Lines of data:
◆ ◆ ◆ ◆ ◆
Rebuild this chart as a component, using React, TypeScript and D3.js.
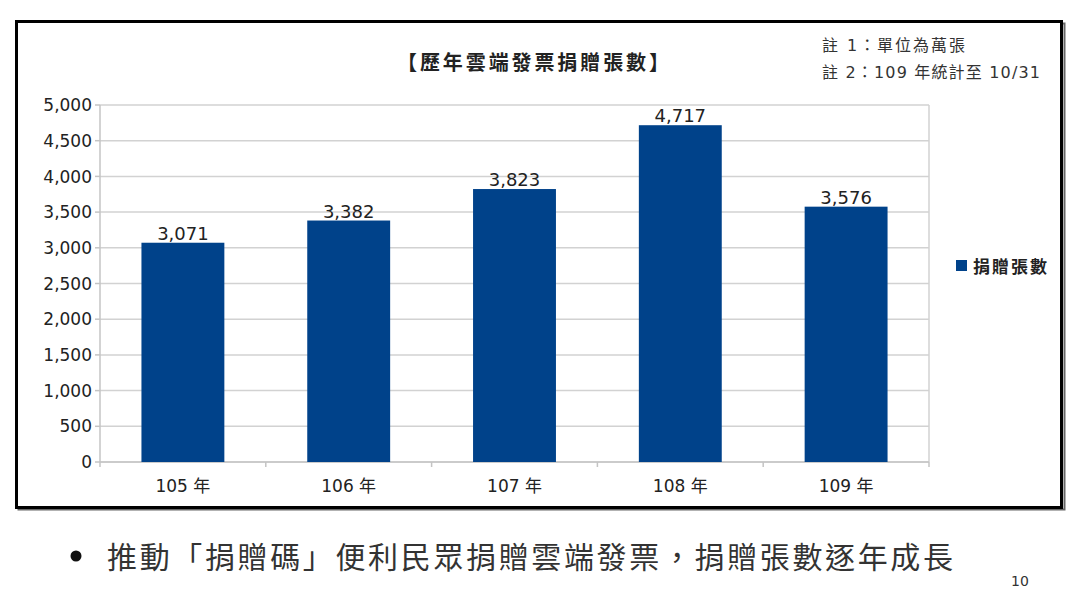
import React from "react";
import * as d3 from "d3";

const categories = ["105 年", "106 年", "107 年", "108 年", "109 年"];
const donations = [3071, 3382, 3823, 4717, 3576];
const yTicks = [0, 500, 1000, 1500, 2000, 2500, 3000, 3500, 4000, 4500, 5000];
const seriesName = "捐贈張數";
const title = "【歷年雲端發票捐贈張數】";
const notes = ["註 1：單位為萬張", "註 2：109 年統計至 10/31"];
const bulletText = "推動「捐贈碼」便利民眾捐贈雲端發票，捐贈張數逐年成長";
const pageNumber = "10";

const W = 1080;
const H = 593;
const plot = { left: 100, right: 929, top: 105, bottom: 462 };
const barColor = "#00428a";
const cjk = "'DejaVu Sans', 'Noto Sans CJK TC', sans-serif";
const num = "'DejaVu Sans', 'Noto Sans CJK TC', sans-serif";
const fmt = d3.format(",");

export default function App() {
  const x = d3
    .scaleBand<string>()
    .domain(categories)
    .range([plot.left, plot.right])
    .paddingInner(0.5)
    .paddingOuter(0.25);
  const y = d3.scaleLinear().domain([0, 5000]).range([plot.bottom, plot.top]);
  const bandStep = (plot.right - plot.left) / categories.length;
  const boundaries = d3.range(categories.length + 1).map((i) => plot.left + i * bandStep);

  return (
    <svg
      width={W}
      height={H}
      style={{ position: "absolute", left: 0, top: 0, background: "#fff" }}
    >
      <rect x={0} y={0} width={W} height={H} fill="#fff" />
      {/* frame shadow */}
      <rect x={18.5} y={23.5} width={1046} height={486} fill="none" stroke="#666" strokeWidth={2} />
      <rect x={16.5} y={21.5} width={1045} height={486} fill="#fff" stroke="#000" strokeWidth={3} />

      {/* gridlines */}
      {yTicks.map((t) => (
        <line
          key={"g" + t}
          x1={plot.left}
          x2={plot.right}
          y1={y(t)}
          y2={y(t)}
          stroke="#d2d2d2"
          strokeWidth={1.5}
        />
      ))}
      <line x1={plot.right} x2={plot.right} y1={plot.top} y2={plot.bottom} stroke="#d2d2d2" strokeWidth={1.5} />
      {/* y axis */}
      <line x1={plot.left} x2={plot.left} y1={plot.top} y2={plot.bottom} stroke="#c4c4c4" strokeWidth={1.5} />
      {yTicks.map((t) => (
        <g key={"yt" + t}>
          <line x1={plot.left - 5} x2={plot.left} y1={y(t)} y2={y(t)} stroke="#c4c4c4" strokeWidth={1.5} />
          <text
            x={plot.left - 8}
            y={y(t)}
            dy="0.36em"
            textAnchor="end"
            fontFamily={num}
            fontSize={17}
            fill="#222"
          >
            {fmt(t)}
          </text>
        </g>
      ))}
      {/* x axis */}
      <line x1={plot.left} x2={plot.right} y1={plot.bottom} y2={plot.bottom} stroke="#c4c4c4" strokeWidth={1.5} />
      {boundaries.map((b, i) => (
        <line key={"xt" + i} x1={b} x2={b} y1={plot.bottom} y2={plot.bottom + 5} stroke="#c4c4c4" strokeWidth={1.5} />
      ))}
      {categories.map((c) => (
        <text
          key={"xl" + c}
          x={(x(c) as number) + x.bandwidth() / 2}
          y={492}
          textAnchor="middle"
          fontFamily={num}
          fontSize={17}
          fill="#222"
        >
          {c}
        </text>
      ))}

      {/* bars */}
      {categories.map((c, i) => (
        <g key={"b" + c}>
          <rect
            x={x(c) as number}
            y={y(donations[i])}
            width={x.bandwidth()}
            height={plot.bottom - y(donations[i])}
            fill={barColor}
          />
          <text
            x={(x(c) as number) + x.bandwidth() / 2}
            y={y(donations[i]) - 3}
            textAnchor="middle"
            fontFamily={num}
            fontSize={18}
            fill="#222"
          >
            {fmt(donations[i])}
          </text>
        </g>
      ))}

      {/* title */}
      <text
        x={397}
        y={70}
        textLength={272}
        lengthAdjust="spacing"
        fontFamily={cjk}
        fontSize={20}
        fontWeight="bold"
        fill="#222"
      >
        {title}
      </text>
      {/* notes */}
      {notes.map((n, i) => (
        <text
          key={"n" + i}
          x={822}
          y={51 + i * 26.5}
          textLength={i === 0 ? 143 : 218}
          lengthAdjust="spacing"
          fontFamily={cjk}
          fontSize={16}
          fill="#333"
        >
          {n}
        </text>
      ))}

      {/* legend */}
      <rect x={956} y={260} width={11} height={11} fill={barColor} />
      <text
        x={973}
        y={273}
        textLength={74}
        lengthAdjust="spacing"
        fontFamily={cjk}
        fontSize={17}
        fontWeight="bold"
        fill="#222"
      >
        {seriesName}
      </text>

      {/* bullet */}
      <circle cx={76} cy={556} r={5.5} fill="#111" />
      <text
        x={107}
        y={568}
        textLength={846}
        lengthAdjust="spacing"
        fontFamily={cjk}
        fontSize={30}
        fill="#333"
      >
        {bulletText}
      </text>
      <text x={1011} y={586} fontFamily={num} fontSize={14} fill="#333">
        {pageNumber}
      </text>
    </svg>
  );
}
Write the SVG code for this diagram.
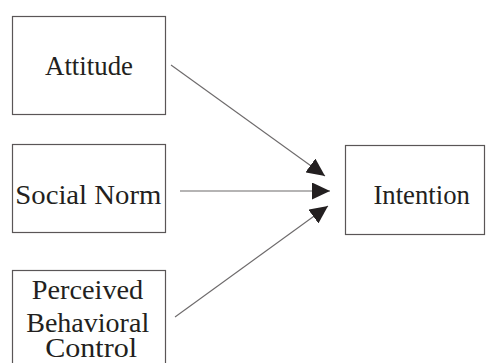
<svg xmlns="http://www.w3.org/2000/svg" width="486" height="363" viewBox="0 0 486 363">
<style>
.box{fill:#fff;stroke:#5a5657;stroke-width:1.2}
.lbl{font-family:"Liberation Serif","DejaVu Serif","Times New Roman",Times,serif;font-size:26.5px;fill:#231f20;text-anchor:middle}
.conn{stroke:#6d6a6b;stroke-width:1.1;fill:none}
</style>
<defs>
<marker id="ah" viewBox="0 0 18 17" refX="18" refY="8.5" markerWidth="18" markerHeight="17" markerUnits="userSpaceOnUse" orient="auto">
<path d="M0,0 L18,8.5 L0,17 z" fill="#231f20"/>
</marker>
</defs>
<rect width="486" height="363" fill="#fff"/>
<g id="connectors">
<line class="conn" x1="171" y1="65" x2="325" y2="176" marker-end="url(#ah)"/>
<line class="conn" x1="180" y1="191" x2="330" y2="191" marker-end="url(#ah)"/>
<line class="conn" x1="175" y1="317" x2="328" y2="206" marker-end="url(#ah)"/>
</g>
<g id="attitude">
<rect class="box" x="12.5" y="16.5" width="153" height="98"/>
<text class="lbl" x="89" y="74.5" textLength="88" lengthAdjust="spacingAndGlyphs">Attitude</text>
</g>
<g id="social-norm">
<rect class="box" x="12.5" y="144.5" width="153" height="88"/>
<text class="lbl" x="88.3" y="204" textLength="146" lengthAdjust="spacingAndGlyphs">Social Norm</text>
</g>
<g id="pbc">
<rect class="box" x="12.5" y="270.5" width="153" height="110"/>
<text class="lbl" x="87.5" y="299.3" textLength="111.5" lengthAdjust="spacingAndGlyphs">Perceived</text>
<text class="lbl" x="87.7" y="332" textLength="123" lengthAdjust="spacingAndGlyphs">Behavioral</text>
<text class="lbl" x="91.2" y="357" textLength="92" lengthAdjust="spacingAndGlyphs">Control</text>
</g>
<g id="intention">
<rect class="box" x="345.5" y="145.5" width="139" height="89"/>
<text class="lbl" x="421.7" y="204" textLength="96.5" lengthAdjust="spacingAndGlyphs">Intention</text>
</g>
</svg>
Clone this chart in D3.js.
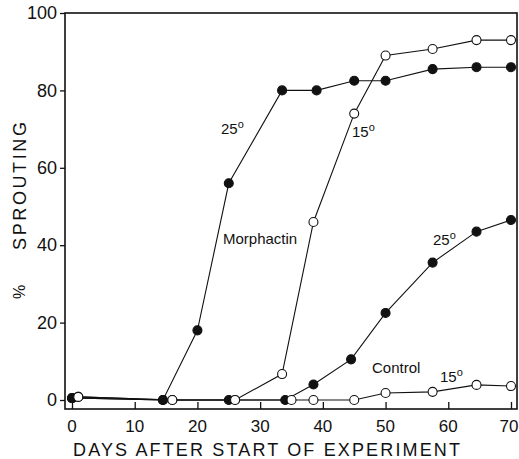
<!DOCTYPE html>
<html>
<head>
<meta charset="utf-8">
<script src="https://cdn.jsdelivr.net/npm/d3@7"></script>
<style>
  body { margin: 0; background: #fff; }
  text { font-family: "Liberation Sans", Arial, sans-serif; fill: #111; }
</style>
</head>
<body>
<svg id="chart" width="519" height="459"></svg>
<script>
// days after start, percent sprouting
var morph25Days = [0, 14.5, 20, 25, 33.5, 39, 45, 50, 57.5, 64.5, 70]
var morph25 = [0.5, 0, 18, 56, 80, 80, 82.5, 82.5, 85.5, 86, 86]
var morph15Days = [1, 16, 26, 33.5, 38.5, 45, 50, 57.5, 64.5, 70]
var morph15 = [0.8, 0, 0, 6.7, 46, 74, 89, 90.7, 93, 93]
var ctrl25Days = [0, 14.5, 25, 34, 38.5, 44.5, 50, 57.5, 64.5, 70]
var ctrl25 = [0.5, 0, 0, 0, 4, 10.5, 22.5, 35.5, 43.5, 46.5]
var ctrl15Days = [1, 16, 26, 35, 38.5, 45, 50, 57.5, 64.5, 70]
var ctrl15 = [0.8, 0, 0, 0, 0, 0, 1.8, 2.1, 3.9, 3.6]

var xTicks = [0, 10, 20, 30, 40, 50, 60, 70]
var yTicks = [0, 20, 40, 60, 80, 100]

var svg = d3.select("#chart")

var x = d3.scaleLinear().domain([0, 70]).range([72, 511])
var y = d3.scaleLinear().domain([0, 100]).range([400, 13])

// frame
var fLeft = 65, fRight = 517, fTop = 13, fBottom = 409
svg.append("rect")
  .attr("x", fLeft).attr("y", fTop)
  .attr("width", fRight - fLeft).attr("height", fBottom - fTop)
  .attr("fill", "none").attr("stroke", "#111").attr("stroke-width", 1.6)

// x axis, ticks pointing inward
var xAxis = svg.append("g")
  .attr("transform", "translate(0," + fBottom + ")")
  .call(d3.axisTop(x).tickValues(xTicks).tickSize(7).tickSizeOuter(0).tickFormat(""))
xAxis.select(".domain").remove()
xAxis.selectAll("line").attr("stroke", "#111").attr("stroke-width", 1.3)

svg.append("g").selectAll("text")
  .data(xTicks).join("text")
  .attr("x", function(d) { return d == 70 ? x(d) - 2 : x(d) })
  .attr("y", 432)
  .attr("text-anchor", "middle")
  .style("font-size", "17px")
  .text(function(d) { return d })

// y axis, ticks pointing outward
var yAxis = svg.append("g")
  .attr("transform", "translate(" + fLeft + ",0)")
  .call(d3.axisLeft(y).tickValues(yTicks).tickSize(5).tickSizeOuter(0).tickPadding(3))
yAxis.select(".domain").remove()
yAxis.selectAll("line").attr("stroke", "#111").attr("stroke-width", 1.3)
yAxis.selectAll("text")
  .style("font-size", "18px")
  .style("font-family", "Liberation Sans, Arial, sans-serif")
  .attr("fill", "#111")

// axis titles
svg.append("text")
  .attr("x", 73).attr("y", 456)
  .attr("textLength", 387).attr("lengthAdjust", "spacing")
  .style("font-size", "18px")
  .text("DAYS AFTER START OF EXPERIMENT")

svg.append("text")
  .attr("transform", "translate(26,186) rotate(-90)")
  .attr("text-anchor", "middle")
  .attr("textLength", 128).attr("lengthAdjust", "spacing")
  .style("font-size", "18px")
  .text("SPROUTING")

svg.append("text")
  .attr("transform", "translate(25,292) rotate(-90)")
  .attr("text-anchor", "middle")
  .style("font-size", "16px")
  .text("%")

// series
var series = [
  { days: ctrl25Days, vals: ctrl25, filled: true },
  { days: morph25Days, vals: morph25, filled: true },
  { days: ctrl15Days, vals: ctrl15, filled: false },
  { days: morph15Days, vals: morph15, filled: false }
]

var line = d3.line()
  .x(function(d) { return x(d[0]) })
  .y(function(d) { return y(d[1]) })

series.forEach(function(s) {
  var pts = d3.zip(s.days, s.vals)
  svg.append("path")
    .datum(pts)
    .attr("d", line)
    .attr("fill", "none")
    .attr("stroke", "#111")
    .attr("stroke-width", 1.1)
})

series.forEach(function(s) {
  var pts = d3.zip(s.days, s.vals)
  svg.append("g").selectAll("circle")
    .data(pts).join("circle")
    .attr("cx", function(d) { return x(d[0]) })
    .attr("cy", function(d) { return y(d[1]) })
    .attr("r", 4.5)
    .attr("fill", s.filled ? "#111" : "#fff")
    .attr("stroke", "#111")
    .attr("stroke-width", 1.1)
})

// annotations
var notes = [
  { t: "25", x: 221, y: 134, deg: true },
  { t: "15", x: 352, y: 137, deg: true },
  { t: "Morphactin", x: 223, y: 244, deg: false },
  { t: "Control", x: 372, y: 373, deg: false },
  { t: "15", x: 440, y: 382, deg: true },
  { t: "25", x: 433, y: 245, deg: true }
]
notes.forEach(function(n) {
  var t = svg.append("text")
    .attr("x", n.x).attr("y", n.y)
    .style("font-size", "15px")
    .text(n.t)
  if (n.deg) {
    t.append("tspan")
      .attr("dy", -6)
      .style("font-size", "11px")
      .text("o")
  }
})
</script>
</body>
</html>
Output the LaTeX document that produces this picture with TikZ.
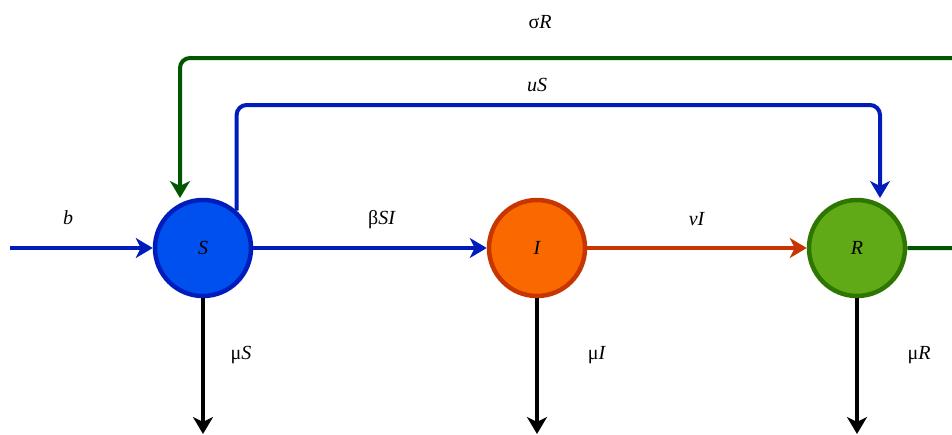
\documentclass[tikz,border=0pt]{standalone}
\usepackage{fontspec}
\setmainfont{Liberation Serif}
\usetikzlibrary{arrows.meta}
\definecolor{sfill}{HTML}{0050EF}
\definecolor{sdraw}{HTML}{001DBC}
\definecolor{ifill}{HTML}{FA6800}
\definecolor{idraw}{HTML}{C73500}
\definecolor{rfill}{HTML}{60A917}
\definecolor{rdraw}{HTML}{2D7600}
\definecolor{gline}{HTML}{005700}
\tikzset{
  comp/.style={circle, minimum size=96pt, inner sep=0pt, line width=4.5pt, font=\fontsize{20}{24}\selectfont\itshape},
  flow/.style={line width=4pt, -{Stealth[length=17pt,width=20pt,inset=5pt]}, rounded corners=10pt},
  lab/.style={font=\fontsize{20}{24}\selectfont, inner sep=0pt}
}
\begin{document}
\begin{tikzpicture}[x=1pt,y=-1pt]
\useasboundingbox (0,0) rectangle (952,434);
\clip (0,0) rectangle (952,434);
\node[comp, fill=sfill, draw=sdraw] (S) at (203,248) {S};
\node[comp, fill=ifill, draw=idraw] (I) at (537,248) {I};
\node[comp, fill=rfill, draw=rdraw] (R) at (857,248) {R};
\coordinate (in) at (10,248);
\coordinate (sbot) at (203,434);
\coordinate (ibot) at (537,434);
\coordinate (rbot) at (857,434);
\coordinate (gtop) at (180,58);
\coordinate (gtip) at (180,198);
\coordinate (btop) at (236,105);
\coordinate (btip) at (880,198);
% inflow
\draw[flow, sdraw] (in) -- (S.west);
\node[lab] at (68,218) {\itshape b};
% infection
\draw[flow, sdraw] (S.east) -- (I.west);
\node[lab] at (382,220) {β\textit{SI}};
% recovery
\draw[flow, idraw] (I.east) -- (R.west);
\node[lab] at (697,219) {\textit{vI}};
% loss of immunity
\draw[flow, gline] (R.east) -- (965,248) |- (gtop) -- (gtip);
\node[lab] at (540,22) {σ\textit{R}};
% vaccination
\draw[flow, sdraw] (S.48) |- (btop -| btip) -- (btip);
\node[lab] at (537,85) {\textit{uS}};
% deaths
\draw[flow, black] (S.south) -- (sbot);
\draw[flow, black] (I.south) -- (ibot);
\draw[flow, black] (R.south) -- (rbot);
\node[lab] at (241,355) {μ\textit{S}};
\node[lab] at (597,355) {μ\textit{I}};
\node[lab] at (919,355) {μ\textit{R}};
\end{tikzpicture}
\end{document}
◆ ◆ ◆ ◆ ◆
WHAT THE TASK REQUIRES: Find the word "chart" in the data and show each line that holds it.

ANSWER:
Rebuild this chart as a component, using React, TypeScript and D3.js.
Clone this chart in D3.js.
<svg id="chart" width="519" height="459"></svg>
var svg = d3.select("#chart")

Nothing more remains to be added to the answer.